Item 2. Identity and Background

 

(a) This Schedule 13D is being filed by Pao-Chi Chu.

 

(b) Mr. Chu’s address is 2F, No. 356, Dunhua S. Road, Da’an Dist, Taipei City 106, Taiwan, Republic of China.

 

(c) Mr. Chu is the chief executive office and sole director of the issuer.

 

(d) Mr. Chu has not, during the past five years, been convicted in a criminal proceeding (excluding traffic violations or similar misdemeanors).

 

(e) Mr. Chu has not, during the past five years, been a party to a civil proceeding of a judicial or administrative body of competent jurisdiction and, as a result of such proceeding, subject to a judgment, decree or final order enjoining future violations of, or prohibiting or mandating activities subject to, federal or state securities laws or finding any violation with respect to such laws.

 

(f) Mr. Chu is a citizen of the Republic of China.

 

Item 3. Source and Amount of Funds or Other Consideration

 

Not Applicable

 

Item 4. Purpose of Transaction

 

On September 8, 2020, the Issuer filed a Form 10 registration statement under the Securities Exchange Act of 1934, which became effective on November 7, 2020. As a result, Mr. Chu’s stock ownership became reportable upon the effectiveness of the Form 10.

 

Item 5. Interest in Securities of the Issuer

 

(a) As of the date hereof, Mr. Chu is the beneficial owner of 30,000,000 shares of common stock, representing 62.8% of the Issuer’s outstanding common stock.

 

(c) Mr. Chu has not effected any transactions involving the common stock in the 60 days prior to filing this Schedule 13D.

 

(d) No other person has the right to receive or the power to direct the receipt of dividends from, or the proceeds from the sale of, the shares owned by Mr.

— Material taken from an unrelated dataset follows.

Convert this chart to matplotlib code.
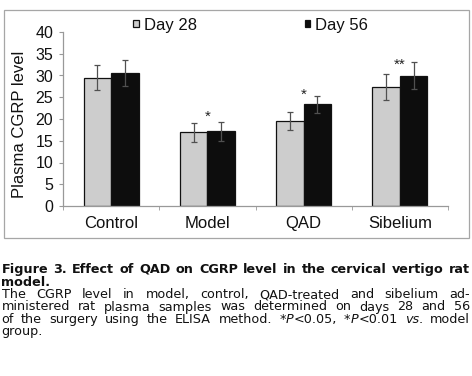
import matplotlib
matplotlib.use("Agg")
import matplotlib.pyplot as plt
import numpy as np
from matplotlib.patches import Rectangle

categories = ["Control", "Model", "QAD", "Sibelium"]
series_names = ["Day 28", "Day 56"]
day28 = [29.5, 16.9, 19.5, 27.3]
day56 = [30.6, 17.2, 23.4, 29.9]
err28 = [2.8, 2.1, 2.0, 3.0]
err56 = [2.9, 2.2, 2.0, 3.1]
star_text = ["", "*", "*", "**"]
star_y = [0, 19.6, 24.7, 31.6]
y_ticks = [0, 5, 10, 15, 20, 25, 30, 35, 40]
ylabel = "Plasma CGRP level"

W, H = 472, 376
fig = plt.figure(figsize=(W / 100, H / 100), dpi=100)
ax = fig.add_axes([63 / W, 1 - 206 / H, (448 - 63) / W, (206 - 32) / H])

FONT = "Liberation Sans"
fs = 12
x = np.arange(len(categories))
bw = 0.287
ekw = dict(ecolor="#505050", elinewidth=0.9, capsize=2.5, capthick=0.9)
ax.bar(x - bw / 2, day28, bw, color="#CDCDCD", edgecolor="#111111", linewidth=0.9,
       yerr=err28, error_kw=ekw, label=series_names[0])
ax.bar(x + bw / 2, day56, bw, color="#0D0D0D", edgecolor="#111111", linewidth=0.9,
       yerr=err56, error_kw=ekw, label=series_names[1])
for i, (s, yv) in enumerate(zip(star_text, star_y)):
    if s:
        ax.text(x[i], yv, s, ha="center", va="baseline", fontsize=11, family=FONT, color="#222222")

ax.set_xlim(-0.5, len(categories) - 0.5)
ax.set_ylim(0, 40)
ax.set_yticks(y_ticks)
ax.set_yticklabels([str(t) for t in y_ticks], fontsize=11.5, family=FONT, color="#111111")
ax.set_xticks(x)
ax.set_xticklabels(categories, fontsize=fs, family=FONT, color="#111111")
ax.set_xticks(np.arange(-0.5, len(categories)), minor=True)
ax.tick_params(axis="x", which="major", length=0, pad=7)
ax.tick_params(axis="x", which="minor", length=3, color="#999999")
ax.tick_params(axis="y", length=3, color="#999999", pad=4)
for s in ["top", "right"]:
    ax.spines[s].set_visible(False)
for s in ["left", "bottom"]:
    ax.spines[s].set_color("#999999")
    ax.spines[s].set_linewidth(0.9)
ax.set_ylabel(ylabel, fontsize=fs, family=FONT, color="#111111")
ax.yaxis.set_label_coords(-(63 - 27) / (448 - 63), 0.47)

leg = ax.legend(ncol=2, loc="center left", bbox_to_anchor=(70 / 385, 1.04), frameon=False,
                prop={"family": FONT, "size": fs}, handlelength=0.33, handleheight=0.33,
                handletextpad=0.3, columnspacing=6.5, borderaxespad=0, borderpad=0)
for t in leg.get_texts():
    t.set_color("#111111")

# chart frame
fig.patches.append(Rectangle((4 / W, 1 - 238 / H), (469 - 4) / W, (238 - 10) / H,
                             transform=fig.transFigure, fill=False, edgecolor="#A6A6A6", linewidth=0.9))

# caption (justified)
renderer = fig.canvas.get_renderer()
CF = "DejaVu Sans"
cfs = 9.2
left, right = 1.5, 470.0

def measure(text, **kw):
    t = fig.text(0, 0, text, fontsize=cfs, family=CF, **kw)
    w = t.get_window_extent(renderer).width
    t.remove()
    return w

def draw_line(words, ybase, justify):
    widths = []
    for w in words:
        widths.append(sum(measure(txt, **kw) for txt, kw in w))
    total = sum(widths)
    kw0 = words[0][0][1]
    space = measure("a a", **kw0) - measure("aa", **kw0)
    if justify and len(words) > 1:
        gap = max((right - left - total) / (len(words) - 1), 1.5)
    else:
        gap = space
    xp = left
    for w, ww in zip(words, widths):
        xx = xp
        for txt, kw in w:
            fig.text(xx / W, 1 - ybase / H, txt, fontsize=cfs, family=CF, va="baseline",
                     ha="left", color="#111111", **kw)
            xx += measure(txt, **kw)
        xp += ww + gap

B = {"weight": "bold"}
N = {}
I = {"style": "italic"}

def simple(s, kw):
    return [[(w, kw)] for w in s.split(" ")]

base0, step = 273.0, 12.5
cap_lines = [
    (simple("Figure 3. Effect of QAD on CGRP level in the cervical vertigo rat", B), True),
    (simple("model.", B), False),
    (simple("The CGRP level in model, control, QAD-treated and sibelium ad-", N), True),
    (simple("ministered rat plasma samples was determined on days 28 and 56", N), True),
    (simple("of the surgery using the ELISA method.", N)
     + [[("*", N), ("P", I), ("<0.05,", N)], [("*", N), ("P", I), ("<0.01", N)],
        [("vs", I), (".", N)], [("model", N)]], True),
    (simple("group.", N), False),
]
for k, (words, j) in enumerate(cap_lines):
    draw_line(words, base0 + k * step, j)

fig.savefig("out.png", dpi=100)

Chu.

 

(e) Not applicable.

 

Item 6. Contract, Arrangements, Understandings, or Relationships with respect to Securities of the Issuer

 

None.

 

Item 7. Material to be Filed as Exhibits

 

Not applicable

 

 
3

 

 

Signature

 

After reasonable inquiry, and to the best of my knowledge and belief, the undersigned certifies that the information set forth in this statement is true, complete and correct.